How to read what he does after you name it

There are three ways this goes.

He changes what happens. The next plan holds. He starts protecting your time instead of spending it last. Good. Do not turn one kept Saturday into a signed future, but let it count, and watch whether reliability becomes the new pattern rather than a one-week performance to keep you from leaving.

He gives you a better apology and the same result. This is the answer, even though it does not feel like one, because it arrives wrapped in warmth. More feeling, no change. He heard the words and reached for the intent ledger again. When impact does not move after you have named it plainly, you have your read, and it is not a cruel one. It is just accurate.

He turns your boundary into your fault. Now the cancels come with an edge. You are too much. You do not get how hard his life is. This is where low capacity has quietly become disrespect, and it is worth taking seriously. If naming a reasonable need gets you punished, reframed, or made small, that is behavior you can act on without ever proving a single thing about how he feels. If it tips into pressure, control, or fear, treat that as its own problem and reach for the linked resources or a qualified local service.

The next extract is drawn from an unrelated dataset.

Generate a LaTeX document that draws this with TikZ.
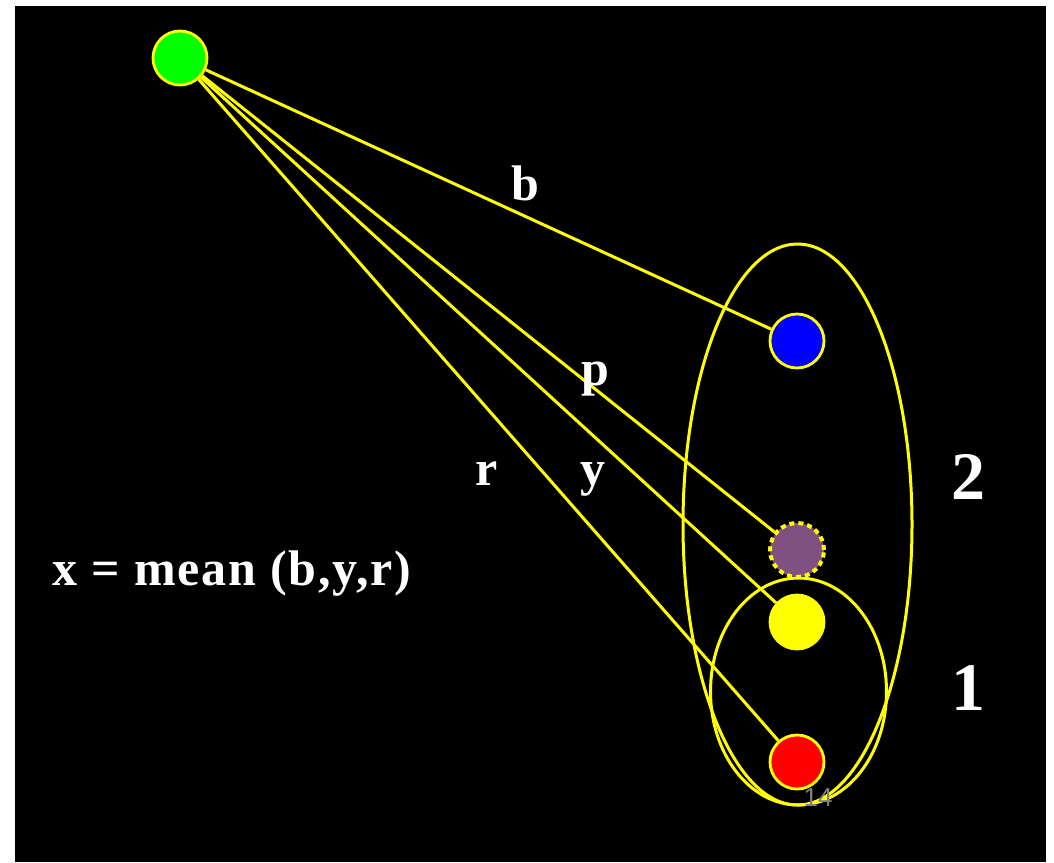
\documentclass[tikz,border=0pt]{standalone}
\usepackage{fontspec}
\setmainfont{Liberation Serif}
\newfontfamily\slidesans{Liberation Sans}
\newfontfamily\spacedserif[LetterSpace=3.5]{Liberation Serif}
\definecolor{ylw}{RGB}{255,255,0}
\definecolor{grn}{RGB}{0,255,0}
\definecolor{blu}{RGB}{0,0,255}
\definecolor{rd}{RGB}{255,0,0}
\definecolor{purp}{RGB}{128,80,128}
\definecolor{pgnum}{RGB}{128,128,128}
\tikzset{
  ball/.style={circle, minimum size=54pt, inner sep=0pt, draw=ylw, line width=2.8pt},
  link/.style={draw=ylw, line width=3pt},
  ring/.style={draw=ylw, line width=3pt},
  lbl/.style={text=white, font=\fontsize{50}{50}\selectfont\bfseries, inner sep=0pt, anchor=base},
  biglbl/.style={text=white, font=\fontsize{68}{68}\selectfont\bfseries, inner sep=0pt, anchor=base}
}
\begin{document}
\begin{tikzpicture}[x=1pt,y=-1pt]
\useasboundingbox (0,0) rectangle (1054,862);
\fill[white] (0,0) rectangle (1054,862);
\fill[black] (15,6) rectangle (1046,862);
% ellipses
\draw[ring] (797.5,524.5) ellipse [x radius=114.5pt, y radius=280.5pt];
\draw[ring] (798.5,691.5) ellipse [x radius=88pt, y radius=113.5pt];
% nodes
\node[ball, fill=grn] (g) at (180,58) {};
\node[ball, fill=blu] (bl) at (797,341) {};
\node[ball, fill=purp, draw=ylw, dash pattern=on 5pt off 4pt, line width=4pt] (pu) at (797,550) {};
\node[ball, fill=ylw] (ye) at (797,622) {};
\node[ball, fill=rd] (re) at (797,762) {};
% links
\draw[link] (g) -- (bl);
\draw[link] (g) -- (pu);
\draw[link] (g) -- (ye);
\draw[link] (g) -- (re);
% labels
\node[lbl] (lb) at (525,200) {b};
\node[lbl] (lp) at (595,385) {p};
\node[lbl] (lr) at (487,485) {r};
\node[lbl] (ly) at (593,485) {y};
\node[biglbl] (l2) at (968,499) {2};
\node[biglbl] (l1) at (968,710) {1};
\node[lbl, anchor=base west, font=\spacedserif\fontsize{50}{50}\selectfont\bfseries] (mean) at (52,585) {x = mean (b,y,r)};
\node[text=pgnum, font=\slidesans\fontsize{26}{26}\selectfont, inner sep=0pt, anchor=base] (pg) at (818,806) {14};
\end{tikzpicture}
\end{document}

You do not need him to be a bad man to leave a pattern that keeps costing you. If you already know the arrangement is not enough, the Off-Ramp criteria help you go without arguing over intent you will never fully settle. If the cancels are the core issue, the reschedule loop breakdown picks it up there. If he holds his commitments everywhere except with you, reliable at work but unreliable with me is the sharper read. If naming your needs keeps getting called pressure, start with when your needs get reframed as pressure. And if you are still unsure whether this is capacity or interest, is he busy or not interested is the earlier fork.

You do not have to decide whether he is a good person. You only have to decide whether his impact is something you can keep affording.